How are they structured?

Each chapter is broken down into a series of question-answer pairs, with a little explanatory text sprinkled in. The point of this is not to re-write the textbook! Rather, it's a resource for students to use once they have read and understood concepts in a chapter to consolidate their knowledge over time. These notes form the basis of an Anki flashcard deck, which can be downloaded here (TODO | or on each chapter's individual page). I explain below the benefits of using a tool like Anki to aid one's retention of key ideas. The Anki decks are generated from these notion pages using the wonderful notion2anki tool. Having the notion pages here serves as a way to view the anki decks as a whole in a much friendlier UI (thanks Notion 😇) than Anki provides. It also serves as a reference and concise summary of the key ideas and definitions in each chapter. Enjoy!

Why do it this way?

A typical textbook enables a student to acquire knowledge and understanding. This is a wonderful thing, but it alone is not sufficient for the student's development. What they also need is retention - maintaining information and intuition over time, even if certain ideas are not called upon regularly. Unfortunately humans are not especially well designed for this purpose - we forget a lot, and even worse are prone to underestimating how much we tend to forget. Fortunately there are things we can do about this. One such tool is Spaced Repetition. The idea behind this approach is that the student organises the information they want to retain into small 'cards' (physically, or in software), and then uses a scheduling algorithm to decide when to test themselves. This algorithm estimates when they're on the cusp of forgetting something and tests their recall. It turns out this approach is remarkably effective! The most popular tool for this is Anki. I can attest to its effectiveness and usefullness in my own work, and there are top ML researchers also using this software.
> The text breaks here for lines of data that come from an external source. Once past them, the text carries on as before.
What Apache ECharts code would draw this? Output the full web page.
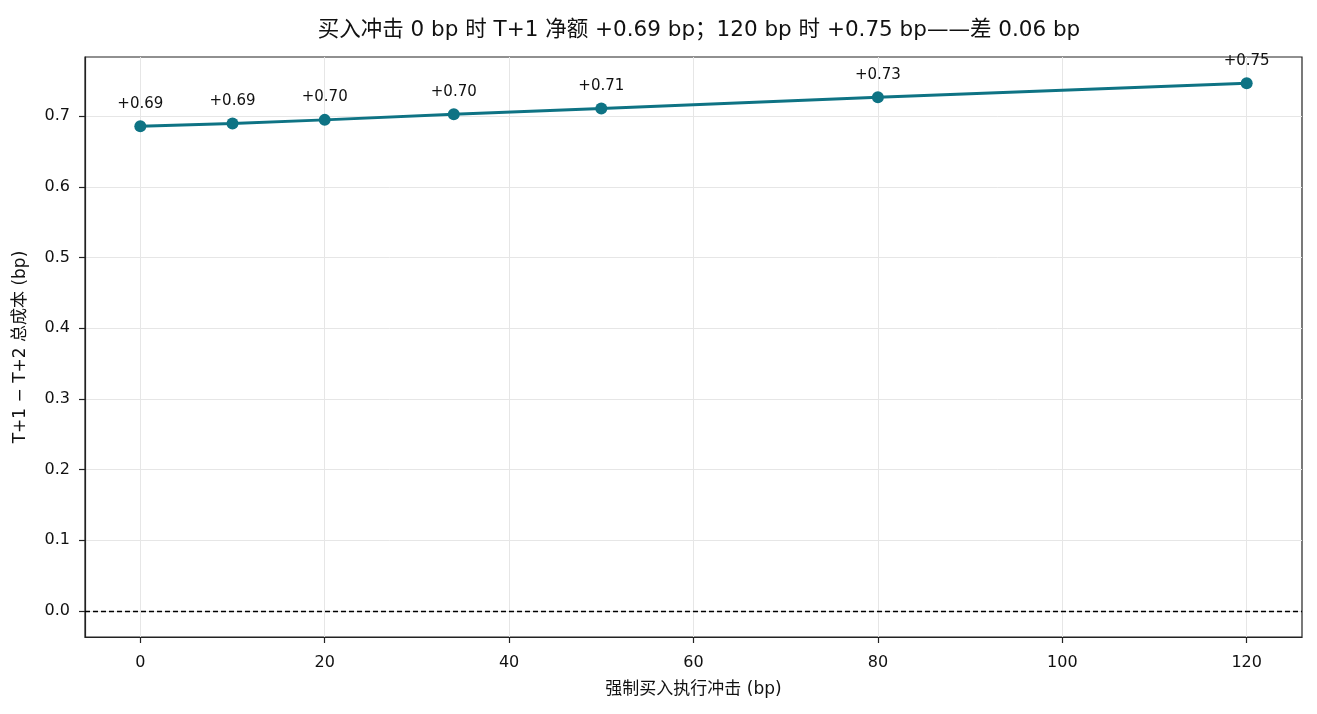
<!DOCTYPE html>
<html>
<head>
<meta charset="utf-8">
<script src="https://cdn.jsdelivr.net/npm/echarts@6/dist/echarts.min.js"></script>
<style>
  html, body { margin: 0; padding: 0; background: #fff; }
  #chart { width: 1317px; height: 714px; }
</style>
</head>
<body>
<div id="chart"></div>
<script>
// 数据
const impactBp = [0, 10, 20, 34, 50, 80, 120];
const netCost = [0.686, 0.690, 0.695, 0.703, 0.711, 0.727, 0.747];
const pointLabels = ['+0.69', '+0.69', '+0.70', '+0.70', '+0.71', '+0.73', '+0.75'];
const xTicks = [0, 20, 40, 60, 80, 100, 120];
const yTicks = [0.0, 0.1, 0.2, 0.3, 0.4, 0.5, 0.6, 0.7];

const titleText = '买入冲击 0 bp 时 T+1 净额 +0.69 bp；120 bp 时 +0.75 bp——差 0.06 bp';
const FONT = '"DejaVu Sans", "Noto Sans CJK SC", sans-serif';
const LINE_COLOR = '#0e7384';

const chart = echarts.init(document.getElementById('chart'));

const option = {
  backgroundColor: '#fff',
  animation: false,
  textStyle: { fontFamily: FONT },
  title: {
    text: titleText,
    left: 694,
    textAlign: 'center',
    top: 15,
    textStyle: { fontSize: 21.5, fontWeight: 'normal', color: '#111', fontFamily: FONT }
  },
  grid: {
    left: 85,
    right: 15,
    top: 57,
    bottom: 77,
    show: true,
    borderColor: '#222',
    borderWidth: 1.2
  },
  xAxis: {
    type: 'value',
    min: -6,
    max: 126,
    name: '强制买入执行冲击 (bp)',
    nameLocation: 'middle',
    nameGap: 44,
    nameTextStyle: { fontSize: 17, color: '#111' },
    axisLine: { show: true, onZero: false, lineStyle: { color: '#222', width: 1.2 } },
    axisTick: { show: true, customValues: xTicks, length: 6, lineStyle: { color: '#222', width: 1.2 } },
    axisLabel: { customValues: xTicks, fontSize: 16, color: '#111', margin: 18 },
    splitLine: { show: true, lineStyle: { color: '#e6e6e6' } }
  },
  yAxis: {
    type: 'value',
    min: -0.037,
    max: 0.784,
    name: 'T+1 − T+2 总成本 (bp)',
    nameLocation: 'middle',
    nameGap: 56,
    nameTextStyle: { fontSize: 17, color: '#111' },
    axisLine: { show: true, onZero: false, lineStyle: { color: '#222', width: 1.2 } },
    axisTick: { show: true, customValues: yTicks, length: 6, lineStyle: { color: '#222', width: 1.2 } },
    axisLabel: {
      customValues: yTicks,
      fontSize: 16,
      color: '#111',
      margin: 15,
      formatter: v => v.toFixed(1)
    },
    splitLine: { show: true, lineStyle: { color: '#e6e6e6' } }
  },
  series: [{
    type: 'line',
    data: impactBp.map((x, i) => [x, netCost[i]]),
    symbol: 'circle',
    symbolSize: 12,
    itemStyle: { color: LINE_COLOR },
    lineStyle: { color: LINE_COLOR, width: 3 },
    label: {
      show: true,
      position: 'top',
      distance: 9,
      fontSize: 15,
      color: '#111',
      formatter: p => pointLabels[p.dataIndex]
    },
    markLine: {
      silent: true,
      symbol: 'none',
      label: { show: false },
      lineStyle: { color: '#000', type: [5, 3], width: 1.3 },
      data: [{ yAxis: 0 }]
    },
    z: 5
  }]
};

chart.setOption(option);
</script>
</body>
</html>
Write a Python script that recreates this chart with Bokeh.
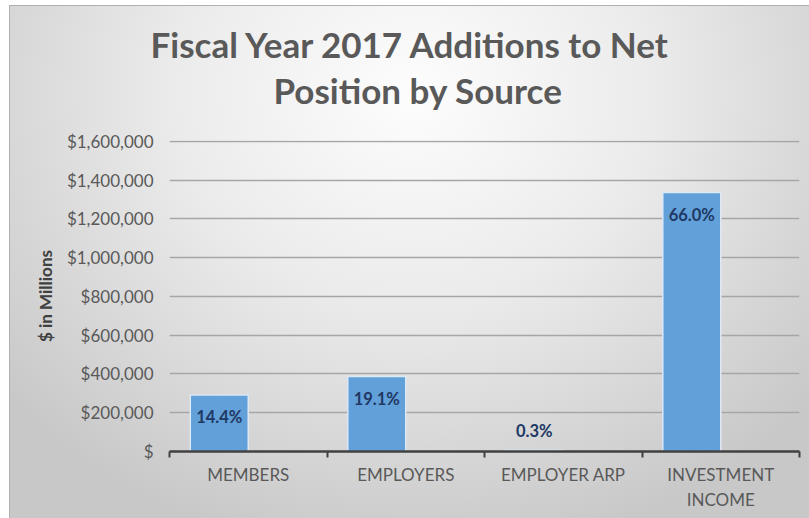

Indeed, I was inspired to start using Anki by Jeremy Howard and Michael Nielsen who both use it extensively. There are a lot of good blog posts/essays out there (like the Michael Nielsan blog I've linked) that I hope will convince you of how great tools like Anki are. Retaining knowledge in this way is not only valuable in itself, but gives a fantastic foundation for integrating new information into one's mental model of a topic. Mindless rote memorisation is rightly maligned, but ultimately some form of memorisation (and subsequent retention) is at the heart of all learning. Spaced Repetition is all about taking control over exactly what we want to retain, making memory a choice rather than an accident.